» **WORK TO COMPLETE**: Track down the lines that contain "chart" and copy them.

» **STORED DATA**:
=======

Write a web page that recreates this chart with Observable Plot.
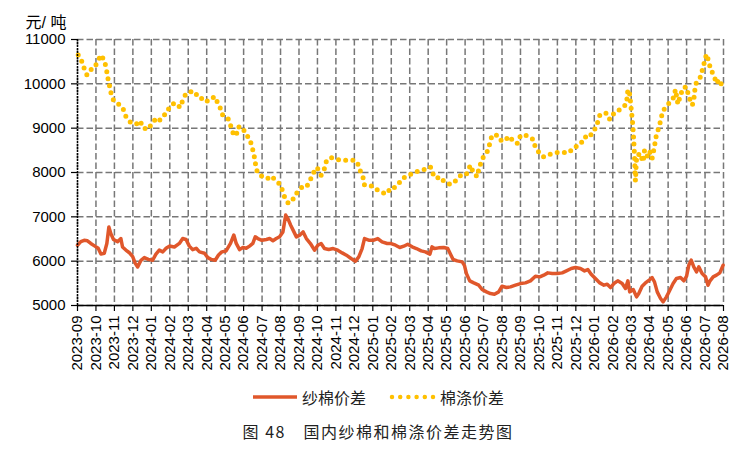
<!DOCTYPE html>
<html>
<head>
<meta charset="utf-8">
<script src="https://cdn.jsdelivr.net/npm/d3@7"></script>
<script src="https://cdn.jsdelivr.net/npm/@observablehq/plot@0.6"></script>
<style>
  html, body { margin: 0; padding: 0; background: #fff; }
  #wrap { width: 756px; height: 450px; position: relative; overflow: hidden; }
  #legend { height: 44px; display: flex; justify-content: center; align-items: center;
            font-family: 'Noto Sans CJK SC', sans-serif; font-size: 16px; color: #222; }
  #legend .item { display: flex; align-items: center; }
  #legend svg { display: block; margin-right: 4px; }
  #caption { text-align: center; font-family: 'Noto Sans CJK SC', sans-serif; font-size: 16px;
             letter-spacing: 1.5px; color: #222; line-height: 24px; }
</style>
</head>
<body>
<div id="wrap">
  <div id="chart"></div>
  <div id="legend"></div>
  <div id="caption"></div>
</div>
<script>
// ---- data ----
const monthLabels = ["2023-09","2023-10","2023-11","2023-12","2024-01","2024-02","2024-03","2024-04","2024-05","2024-06","2024-07","2024-08","2024-09","2024-10","2024-11","2024-12","2025-01","2025-02","2025-03","2025-04","2025-05","2025-06","2025-07","2025-08","2025-09","2025-10","2025-11","2025-12","2026-01","2026-02","2026-03","2026-04","2026-05","2026-06","2026-07","2026-08"];
const yTicks = [5000, 6000, 7000, 8000, 9000, 10000, 11000];
const unitLabel = "元/ 吨";
const seriesNames = ["纱棉价差", "棉涤价差"];
const captionText = "图 48　国内纱棉和棉涤价差走势图";

// [month offset from 2023-09, value]
const yarnCotton = [[0.00,6360],[0.18,6440],[0.36,6470],[0.54,6460],[0.72,6400],[0.94,6340],[1.12,6290],[1.27,6160],[1.45,6180],[1.59,6400],[1.70,6770],[1.81,6620],[1.95,6490],[2.17,6440],[2.35,6510],[2.44,6320],[2.62,6250],[2.81,6190],[2.99,6100],[3.13,5950],[3.26,5870],[3.44,6020],[3.62,6080],[3.84,6040],[4.07,6020],[4.25,6160],[4.43,6250],[4.62,6210],[4.80,6290],[4.98,6340],[5.25,6320],[5.52,6400],[5.70,6510],[5.88,6490],[6.06,6340],[6.24,6260],[6.43,6290],[6.61,6210],[6.88,6180],[7.06,6080],[7.24,6040],[7.46,6020],[7.64,6140],[7.82,6210],[8.05,6230],[8.29,6400],[8.47,6590],[8.60,6400],[8.78,6260],[8.96,6310],[9.14,6290],[9.32,6340],[9.50,6400],[9.63,6550],[9.77,6510],[9.99,6470],[10.23,6490],[10.41,6510],[10.59,6460],[10.77,6510],[10.95,6550],[11.13,6660],[11.28,7040],[11.40,6960],[11.55,6810],[11.68,6700],[11.86,6548],[12.04,6586],[12.22,6661],[12.40,6510],[12.62,6398],[12.84,6247],[13.02,6360],[13.20,6398],[13.38,6285],[13.61,6262],[13.85,6285],[14.10,6247],[14.34,6187],[14.57,6135],[14.82,6060],[15.06,6000],[15.24,6097],[15.42,6285],[15.55,6510],[15.78,6473],[16.05,6473],[16.27,6510],[16.50,6435],[16.78,6398],[16.99,6398],[17.23,6360],[17.46,6308],[17.68,6338],[17.89,6383],[18.13,6323],[18.36,6285],[18.62,6232],[18.85,6210],[19.09,6157],[19.21,6323],[19.34,6285],[19.57,6300],[19.84,6308],[20.06,6285],[20.21,6157],[20.35,6037],[20.57,6007],[20.84,5984],[20.96,5909],[21.07,5721],[21.25,5556],[21.47,5510],[21.74,5458],[21.92,5360],[22.16,5307],[22.37,5270],[22.59,5255],[22.82,5307],[23.00,5435],[23.24,5405],[23.46,5420],[23.73,5458],[24.00,5495],[24.27,5510],[24.54,5556],[24.81,5661],[25.05,5646],[25.26,5684],[25.48,5736],[25.72,5721],[25.99,5721],[26.26,5736],[26.49,5781],[26.75,5834],[26.98,5856],[27.25,5834],[27.47,5781],[27.65,5811],[27.83,5706],[28.06,5608],[28.30,5510],[28.52,5458],[28.70,5480],[28.88,5405],[29.06,5495],[29.27,5556],[29.51,5495],[29.69,5383],[29.82,5556],[29.92,5307],[30.11,5360],[30.29,5195],[30.41,5270],[30.59,5435],[30.77,5510],[31.01,5586],[31.13,5631],[31.26,5533],[31.41,5307],[31.59,5157],[31.73,5082],[31.91,5195],[32.09,5345],[32.27,5495],[32.45,5608],[32.67,5631],[32.85,5556],[33.00,5661],[33.12,5909],[33.25,6022],[33.39,5871],[33.54,5759],[33.66,5871],[33.84,5721],[34.03,5646],[34.16,5458],[34.27,5556],[34.44,5646],[34.62,5684],[34.80,5736],[34.98,5909]];

const cottonPoly = [[0.04,10650],[0.22,10520],[0.36,10350],[0.51,10200],[0.72,10320],[0.90,10350],[1.09,10500],[1.27,10650],[1.45,10530],[1.56,10350],[1.63,10160],[1.72,9985],[1.81,9800],[1.95,9630],[2.17,9560],[2.35,9500],[2.50,9410],[2.64,9240],[2.90,9120],[3.17,9090],[3.40,9165],[3.53,9010],[3.80,8970],[4.04,9105],[4.25,9220],[4.43,9165],[4.62,9270],[4.80,9330],[4.98,9470],[5.25,9570],[5.57,9470],[5.70,9630],[5.88,9780],[6.15,9820],[6.37,9820],[6.52,9690],[6.73,9670],[6.97,9590],[7.20,9670],[7.46,9710],[7.60,9560],[7.75,9440],[7.87,9290],[8.18,9200],[8.33,9015],[8.47,8840],[8.60,8840],[8.72,9030],[8.96,9015],[9.09,8865],[9.32,8770],[9.45,8590],[9.56,8410],[9.63,8220],[9.72,8040],[9.86,7940],[10.10,7900],[10.28,7860],[10.50,7920],[10.71,7830],[10.95,7740],[11.08,7620],[11.22,7450],[11.40,7320],[11.62,7340],[11.76,7490],[11.94,7563],[12.17,7676],[12.41,7676],[12.62,7842],[12.84,8037],[12.98,8112],[13.20,7940],[13.38,8090],[13.49,8263],[13.74,8338],[14.03,8300],[14.24,8278],[14.57,8278],[14.93,8278],[15.15,8240],[15.29,8067],[15.47,7887],[15.55,7714],[15.78,7699],[16.02,7691],[16.27,7601],[16.56,7541],[16.78,7526],[16.96,7661],[17.17,7661],[17.35,7714],[17.59,7864],[17.89,7917],[18.18,7992],[18.49,8037],[18.76,8067],[19.12,8127],[19.27,7962],[19.45,7864],[19.63,7902],[19.88,7789],[20.17,7736],[20.39,7766],[20.57,7864],[20.84,7962],[21.07,7962],[21.29,8165],[21.43,8015],[21.65,7902],[21.74,8067],[21.87,8240],[22.01,8368],[22.23,8488],[22.34,8654],[22.46,8842],[22.73,8842],[22.92,8729],[23.13,8706],[23.37,8819],[23.60,8714],[23.82,8654],[23.96,8804],[24.18,8864],[24.45,8804],[24.69,8744],[24.81,8564],[25.05,8428],[25.26,8353],[25.48,8391],[25.72,8428],[25.99,8451],[26.31,8451],[26.62,8443],[26.89,8564],[27.25,8631],[27.47,8804],[27.76,8789],[27.88,8917],[28.06,8992],[28.19,9143],[28.30,9293],[28.52,9346],[28.70,9331],[28.84,9195],[29.06,9331],[29.24,9368],[29.42,9443],[29.74,9541],[29.82,9872],[29.90,9820],[29.96,9600],[30.02,9350],[30.08,9100],[30.12,8850],[30.16,8550],[30.19,8250],[30.21,7950],[30.23,7810],[30.26,8100],[30.30,8390],[30.40,8400],[30.50,8428],[30.58,8300],[30.65,8240],[30.72,8500],[30.80,8400],[30.92,8350],[31.01,8466],[31.13,8316],[31.23,8519],[31.37,8864],[31.53,9045],[31.62,9240],[31.77,9421],[31.95,9496],[32.09,9594],[32.27,9669],[32.40,9872],[32.53,9541],[32.67,9744],[32.82,9917],[33.00,9932],[33.12,9706],[33.31,9519],[33.39,9632],[33.48,9992],[33.72,10120],[33.85,10308],[33.97,10496],[34.08,10669],[34.21,10496],[34.30,10323],[34.48,10195],[34.62,10007],[34.75,10098],[34.88,9992],[34.98,9970]];

const colors = { yarn: "#E0572B", poly: "#FFC000", grid: "#777777" };

// ---- chart ----
const monthTicks = d3.range(monthLabels.length);
const chart = Plot.plot({
  width: 756,
  height: 375,
  marginLeft: 77,
  marginRight: 33,
  marginTop: 39,
  marginBottom: 70,
  style: { fontFamily: "'Liberation Sans', 'Noto Sans CJK SC', sans-serif", fontSize: "15px", color: "#000", background: "#fff", overflow: "visible" },
  x: { type: "linear", domain: [0, monthLabels.length - 1] },
  y: { domain: [yTicks[0], yTicks[yTicks.length - 1]] },
  marks: [
    Plot.gridY(yTicks, { stroke: colors.grid, strokeOpacity: 1, strokeWidth: 1.5, strokeDasharray: "6.5,3" }),
    Plot.gridX(monthTicks, { stroke: colors.grid, strokeOpacity: 1, strokeWidth: 1.5, strokeDasharray: "6.5,3" }),
    Plot.line(cottonPoly, { x: d => d[0], y: d => d[1], stroke: colors.poly, strokeWidth: 5, strokeDasharray: "0,7.2", strokeLinecap: "round" }),
    Plot.line(yarnCotton, { x: d => d[0], y: d => d[1], stroke: colors.yarn, strokeWidth: 3.5, strokeLinejoin: "round" }),
    Plot.ruleY([yTicks[0]], { stroke: "#000", strokeWidth: 1.5 }),
    Plot.ruleX([0], { stroke: "#000", strokeWidth: 1.5, strokeDasharray: "2,1" }),
    Plot.axisY(yTicks, { tickSize: 6, tickPadding: 6, tickFormat: d => String(d), label: null, stroke: "#000", strokeWidth: 1.2 }),
    Plot.axisX(monthTicks, { tickSize: 6, tickPadding: 4, tickRotate: -90, tickFormat: i => monthLabels[i], label: null, stroke: "#000", strokeWidth: 1.2 }),
    Plot.text([unitLabel], { frameAnchor: "top-left", dx: -52, dy: -23, textAnchor: "start", fontSize: 16, fill: "#000" })
  ]
});
document.getElementById("chart").appendChild(chart);

// ---- legend ----
const legend = d3.select("#legend");
const it1 = legend.append("div").attr("class", "item").style("margin-right", "22px");
it1.append("svg").attr("width", 46).attr("height", 10)
  .append("line").attr("x1", 1).attr("x2", 45).attr("y1", 5).attr("y2", 5)
  .attr("stroke", colors.yarn).attr("stroke-width", 3.5);
it1.append("span").text(seriesNames[0]);
const it2 = legend.append("div").attr("class", "item");
it2.append("svg").attr("width", 48).attr("height", 10)
  .append("line").attr("x1", 4).attr("x2", 46).attr("y1", 5).attr("y2", 5)
  .attr("stroke", colors.poly).attr("stroke-width", 4.5).attr("stroke-linecap", "round").attr("stroke-dasharray", "0,8.2");
it2.append("span").text(seriesNames[1]);

// ---- caption ----
document.getElementById("caption").textContent = captionText;
</script>
</body>
</html>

=======

» **TASK OUTPUT**:
Write a web page that recreates this chart with Observable Plot.
  <div id="chart"></div>
// ---- chart ----
const chart = Plot.plot({
document.getElementById("chart").appendChild(chart);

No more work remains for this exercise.